Type out the data exactly as given. Skip any image.

## Begin Data section

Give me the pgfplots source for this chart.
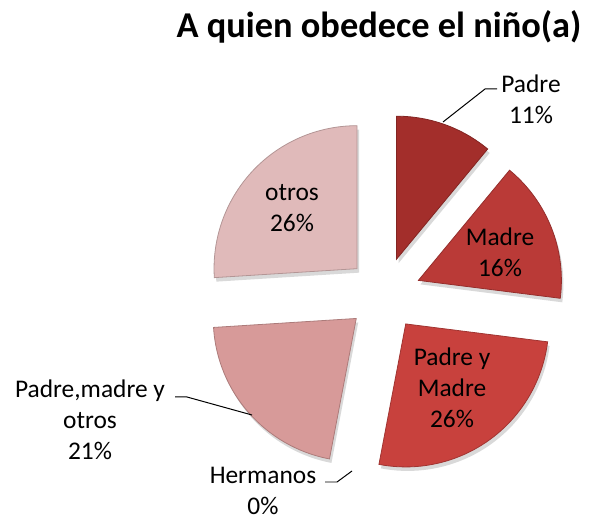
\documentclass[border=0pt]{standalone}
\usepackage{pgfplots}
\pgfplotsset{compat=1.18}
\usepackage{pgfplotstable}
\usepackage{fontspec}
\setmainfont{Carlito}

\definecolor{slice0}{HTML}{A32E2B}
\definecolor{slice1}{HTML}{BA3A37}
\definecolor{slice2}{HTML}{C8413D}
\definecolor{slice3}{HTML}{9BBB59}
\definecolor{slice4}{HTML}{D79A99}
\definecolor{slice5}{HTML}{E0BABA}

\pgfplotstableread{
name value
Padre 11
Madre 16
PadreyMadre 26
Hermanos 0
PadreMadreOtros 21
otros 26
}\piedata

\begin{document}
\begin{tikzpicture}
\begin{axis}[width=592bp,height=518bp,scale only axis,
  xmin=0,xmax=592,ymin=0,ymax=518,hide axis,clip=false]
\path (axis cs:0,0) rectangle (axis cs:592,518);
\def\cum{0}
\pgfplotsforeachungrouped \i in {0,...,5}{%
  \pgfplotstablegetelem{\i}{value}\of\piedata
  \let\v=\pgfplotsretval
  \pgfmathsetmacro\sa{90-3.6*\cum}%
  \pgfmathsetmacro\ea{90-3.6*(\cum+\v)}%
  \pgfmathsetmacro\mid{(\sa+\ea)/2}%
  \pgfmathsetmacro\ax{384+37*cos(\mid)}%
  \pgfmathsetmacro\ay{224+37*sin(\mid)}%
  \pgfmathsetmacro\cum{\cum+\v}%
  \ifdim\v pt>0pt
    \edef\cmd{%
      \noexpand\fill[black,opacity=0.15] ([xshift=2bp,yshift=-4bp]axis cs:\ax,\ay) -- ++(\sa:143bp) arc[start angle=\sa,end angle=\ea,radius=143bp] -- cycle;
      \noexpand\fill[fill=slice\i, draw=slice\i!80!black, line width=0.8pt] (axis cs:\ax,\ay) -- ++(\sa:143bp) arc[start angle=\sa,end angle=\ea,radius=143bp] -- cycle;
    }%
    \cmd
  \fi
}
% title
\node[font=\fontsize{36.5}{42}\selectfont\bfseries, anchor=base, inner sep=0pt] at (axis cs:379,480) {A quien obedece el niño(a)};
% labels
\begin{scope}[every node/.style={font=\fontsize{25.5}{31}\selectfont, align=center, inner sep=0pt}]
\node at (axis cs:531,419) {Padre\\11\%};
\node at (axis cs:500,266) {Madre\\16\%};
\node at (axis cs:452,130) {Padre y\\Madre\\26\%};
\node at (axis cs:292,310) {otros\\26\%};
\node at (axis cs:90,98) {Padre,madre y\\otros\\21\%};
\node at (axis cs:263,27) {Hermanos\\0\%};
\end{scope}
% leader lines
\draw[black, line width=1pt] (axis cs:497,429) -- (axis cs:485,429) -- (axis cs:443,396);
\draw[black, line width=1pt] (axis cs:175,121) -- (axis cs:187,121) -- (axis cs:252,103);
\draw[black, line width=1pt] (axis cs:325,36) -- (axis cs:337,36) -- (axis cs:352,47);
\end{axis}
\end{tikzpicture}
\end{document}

## End Data section

▶ Task response:
Give me the pgfplots source for this chart.
\documentclass[border=0pt]{standalone}
\usepackage{pgfplots}
\pgfplotsset{compat=1.18}
\usepackage{pgfplotstable}
\usepackage{fontspec}
\setmainfont{Carlito}

\definecolor{slice0}{HTML}{A32E2B}
\definecolor{slice1}{HTML}{BA3A37}
\definecolor{slice2}{HTML}{C8413D}
\definecolor{slice3}{HTML}{9BBB59}
\definecolor{slice4}{HTML}{D79A99}
\definecolor{slice5}{HTML}{E0BABA}

\pgfplotstableread{
name value
Padre 11
Madre 16
PadreyMadre 26
Hermanos 0
PadreMadreOtros 21
otros 26
}\piedata

\begin{document}
\begin{tikzpicture}
\begin{axis}[width=592bp,height=518bp,scale only axis,
  xmin=0,xmax=592,ymin=0,ymax=518,hide axis,clip=false]
\path (axis cs:0,0) rectangle (axis cs:592,518);
\def\cum{0}
\pgfplotsforeachungrouped \i in {0,...,5}{%
  \pgfplotstablegetelem{\i}{value}\of\piedata
  \let\v=\pgfplotsretval
  \pgfmathsetmacro\sa{90-3.6*\cum}%
  \pgfmathsetmacro\ea{90-3.6*(\cum+\v)}%
  \pgfmathsetmacro\mid{(\sa+\ea)/2}%
  \pgfmathsetmacro\ax{384+37*cos(\mid)}%
  \pgfmathsetmacro\ay{224+37*sin(\mid)}%
  \pgfmathsetmacro\cum{\cum+\v}%
  \ifdim\v pt>0pt
    \edef\cmd{%
      \noexpand\fill[black,opacity=0.15] ([xshift=2bp,yshift=-4bp]axis cs:\ax,\ay) -- ++(\sa:143bp) arc[start angle=\sa,end angle=\ea,radius=143bp] -- cycle;
      \noexpand\fill[fill=slice\i, draw=slice\i!80!black, line width=0.8pt] (axis cs:\ax,\ay) -- ++(\sa:143bp) arc[start angle=\sa,end angle=\ea,radius=143bp] -- cycle;
    }%
    \cmd
  \fi
}
% title
\node[font=\fontsize{36.5}{42}\selectfont\bfseries, anchor=base, inner sep=0pt] at (axis cs:379,480) {A quien obedece el niño(a)};
% labels
\begin{scope}[every node/.style={font=\fontsize{25.5}{31}\selectfont, align=center, inner sep=0pt}]
\node at (axis cs:531,419) {Padre\\11\%};
\node at (axis cs:500,266) {Madre\\16\%};
\node at (axis cs:452,130) {Padre y\\Madre\\26\%};
\node at (axis cs:292,310) {otros\\26\%};
\node at (axis cs:90,98) {Padre,madre y\\otros\\21\%};
\node at (axis cs:263,27) {Hermanos\\0\%};
\end{scope}
% leader lines
\draw[black, line width=1pt] (axis cs:497,429) -- (axis cs:485,429) -- (axis cs:443,396);
\draw[black, line width=1pt] (axis cs:175,121) -- (axis cs:187,121) -- (axis cs:252,103);
\draw[black, line width=1pt] (axis cs:325,36) -- (axis cs:337,36) -- (axis cs:352,47);
\end{axis}
\end{tikzpicture}
\end{document}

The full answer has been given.